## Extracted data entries
+---+
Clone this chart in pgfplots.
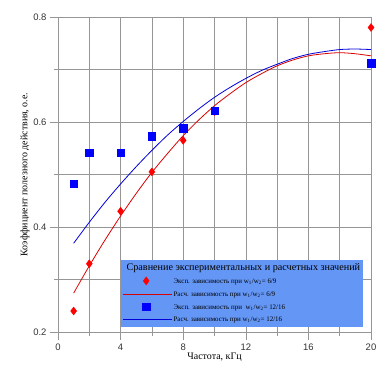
\documentclass[border=0pt]{standalone}
\usepackage{pgfplots}
\pgfplotsset{compat=1.18}
\usepackage{fontspec}
\setmainfont{Liberation Serif}
\newfontfamily\ticksans{Liberation Sans}
\definecolor{legbg}{RGB}{100,150,245}
\definecolor{gridc}{RGB}{150,150,150}
\pgfplotsset{
  lineleg/.style={legend image code/.code={\draw[##1] (0bp,0bp) -- (49bp,0bp);}},
  markleg/.style={legend image code/.code={\path[draw=none,fill=none] (0bp,0bp) -- (49bp,0bp); \path[##1, draw=none] plot[only marks] coordinates {(23bp,0bp)};}},
}
\begin{document}
\begin{tikzpicture}
\path (-58bp,-44bp) rectangle (326bp,332bp);
\begin{axis}[
  scale only axis,
  width=313bp, height=315bp,
  xmin=0, xmax=20, ymin=0.2, ymax=0.8,
  xtick={0,4,8,12,16,20},
  minor xtick={2,6,10,14,18},
  ytick={0.2,0.4,0.6,0.8},
  minor ytick={0.3,0.5,0.7},
  yticklabel style={/pgf/number format/fixed,/pgf/number format/precision=1},
  /pgf/number format/assume math mode=true,
  ticklabel style={font=\ticksans\fontsize{9.5}{11}\selectfont, text=black!80},
  grid=both,
  major grid style={gridc, line width=0.5pt},
  minor grid style={gridc, line width=0.5pt},
  axis line style={gridc, line width=0.5pt},
  tick style={gridc, line width=0.5pt},
  tick align=outside,
  major tick length=8bp,
  minor tick length=4bp,
  xtick pos=bottom, ytick pos=left,
  xlabel={Частота, кГц},
  ylabel={Коэффициент полезного действия, о.е.},
  label style={font=\rmfamily\fontsize{10}{12}\selectfont},
  xlabel style={yshift=4bp},
  ylabel style={yshift=-3bp},
  legend cell align=left,
  legend style={at={(axis cs:4,0.2)}, anchor=south west, yshift=5bp,
    fill=legbg, draw=none, inner xsep=2bp, inner ysep=4bp,
    font=\rmfamily\fontsize{7}{8}\selectfont, row sep=5.5bp,
    nodes={inner sep=1bp, text height=5bp, text depth=0bp}},
]
\addlegendimage{empty legend}
\addlegendentry{\hspace{-47bp}\rmfamily\fontsize{10.2}{12}\selectfont Сравнение экспериментальных и расчетных значений}

\addplot[only marks, mark=diamond*, mark size=4bp, color=red, markleg]
 coordinates {(1,0.24) (2,0.33) (4,0.43) (6,0.505) (8,0.565) (10,0.62) (20,0.78)};
\addlegendentry{Эксп. зависимость при w\textsubscript{1}/w\textsubscript{2}= 6/9}

\addplot[smooth, color=red!85!black, line width=0.8pt, lineleg]
 coordinates {(1,0.274) (2,0.326) (3,0.375) (4,0.421) (5,0.464) (6,0.504) (7,0.540) (8,0.574) (9,0.604) (10,0.631) (11,0.654) (12,0.675) (13,0.692) (14,0.707) (15,0.718) (16,0.726) (17,0.730) (18,0.732) (19,0.730) (20,0.726)};
\addlegendentry{Расч. зависимость при w\textsubscript{1}/w\textsubscript{2}= 6/9}

\addplot[only marks, mark=square*, mark size=3.7bp, color=blue, markleg]
 coordinates {(1,0.482) (2,0.541) (4,0.542) (6,0.573) (8,0.588) (10,0.621) (20,0.712)};
\addlegendentry{Эксп. зависимость при\ \ w\textsubscript{1}/w\textsubscript{2}= 12/16}

\addplot[smooth, color=blue!85!black, line width=0.8pt, lineleg]
 coordinates {(1,0.369) (2,0.409) (3,0.447) (4,0.482) (5,0.515) (6,0.546) (7,0.575) (8,0.601) (9,0.625) (10,0.647) (11,0.666) (12,0.683) (13,0.698) (14,0.710) (15,0.721) (16,0.729) (17,0.734) (18,0.738) (19,0.739) (20,0.738)};
\addlegendentry{Расч. зависимость при w\textsubscript{1}/w\textsubscript{2}= 12/16}
\end{axis}
\end{tikzpicture}
\end{document}
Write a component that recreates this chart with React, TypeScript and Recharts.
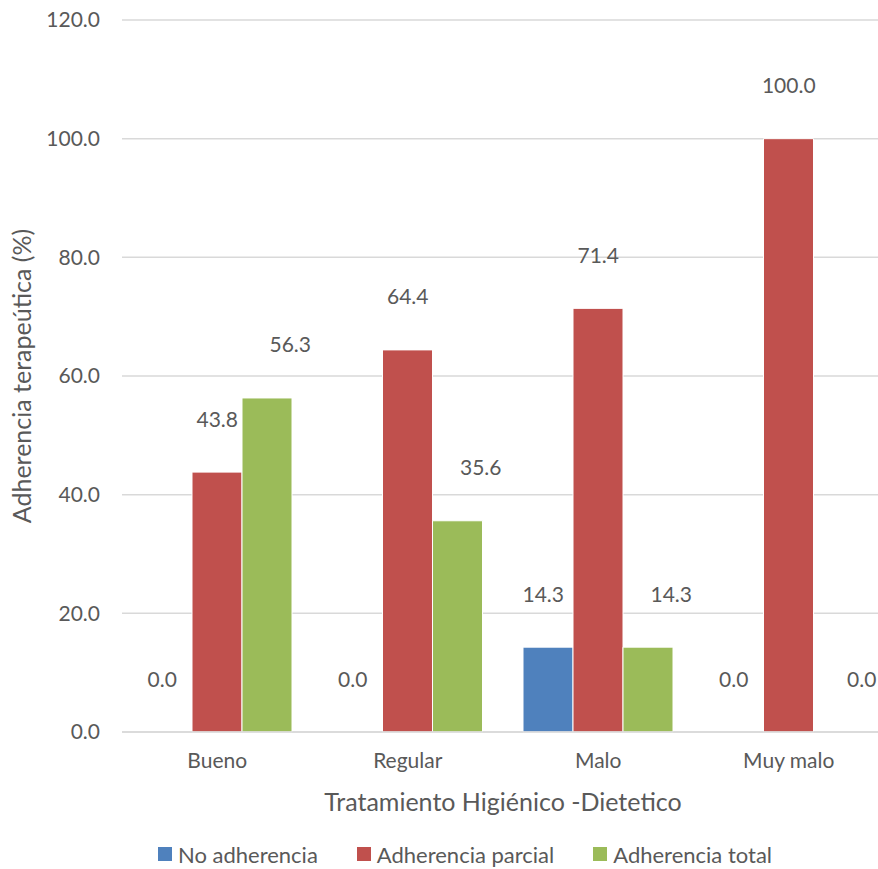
+---+
## Problem to work on
Up to and including the line containing "Сравнение экспериментальных и", repeat every line from the start of the data, but none of the pictures.

## Solution to this task
Clone this chart in pgfplots.
\documentclass[border=0pt]{standalone}
\usepackage{pgfplots}
\pgfplotsset{compat=1.18}
\usepackage{fontspec}
\setmainfont{Liberation Serif}
\newfontfamily\ticksans{Liberation Sans}
\definecolor{legbg}{RGB}{100,150,245}
\definecolor{gridc}{RGB}{150,150,150}
\pgfplotsset{
  lineleg/.style={legend image code/.code={\draw[##1] (0bp,0bp) -- (49bp,0bp);}},
  markleg/.style={legend image code/.code={\path[draw=none,fill=none] (0bp,0bp) -- (49bp,0bp); \path[##1, draw=none] plot[only marks] coordinates {(23bp,0bp)};}},
}
\begin{document}
\begin{tikzpicture}
\path (-58bp,-44bp) rectangle (326bp,332bp);
\begin{axis}[
  scale only axis,
  width=313bp, height=315bp,
  xmin=0, xmax=20, ymin=0.2, ymax=0.8,
  xtick={0,4,8,12,16,20},
  minor xtick={2,6,10,14,18},
  ytick={0.2,0.4,0.6,0.8},
  minor ytick={0.3,0.5,0.7},
  yticklabel style={/pgf/number format/fixed,/pgf/number format/precision=1},
  /pgf/number format/assume math mode=true,
  ticklabel style={font=\ticksans\fontsize{9.5}{11}\selectfont, text=black!80},
  grid=both,
  major grid style={gridc, line width=0.5pt},
  minor grid style={gridc, line width=0.5pt},
  axis line style={gridc, line width=0.5pt},
  tick style={gridc, line width=0.5pt},
  tick align=outside,
  major tick length=8bp,
  minor tick length=4bp,
  xtick pos=bottom, ytick pos=left,
  xlabel={Частота, кГц},
  ylabel={Коэффициент полезного действия, о.е.},
  label style={font=\rmfamily\fontsize{10}{12}\selectfont},
  xlabel style={yshift=4bp},
  ylabel style={yshift=-3bp},
  legend cell align=left,
  legend style={at={(axis cs:4,0.2)}, anchor=south west, yshift=5bp,
    fill=legbg, draw=none, inner xsep=2bp, inner ysep=4bp,
    font=\rmfamily\fontsize{7}{8}\selectfont, row sep=5.5bp,
    nodes={inner sep=1bp, text height=5bp, text depth=0bp}},
]
\addlegendimage{empty legend}
\addlegendentry{\hspace{-47bp}\rmfamily\fontsize{10.2}{12}\selectfont Сравнение экспериментальных и расчетных значений}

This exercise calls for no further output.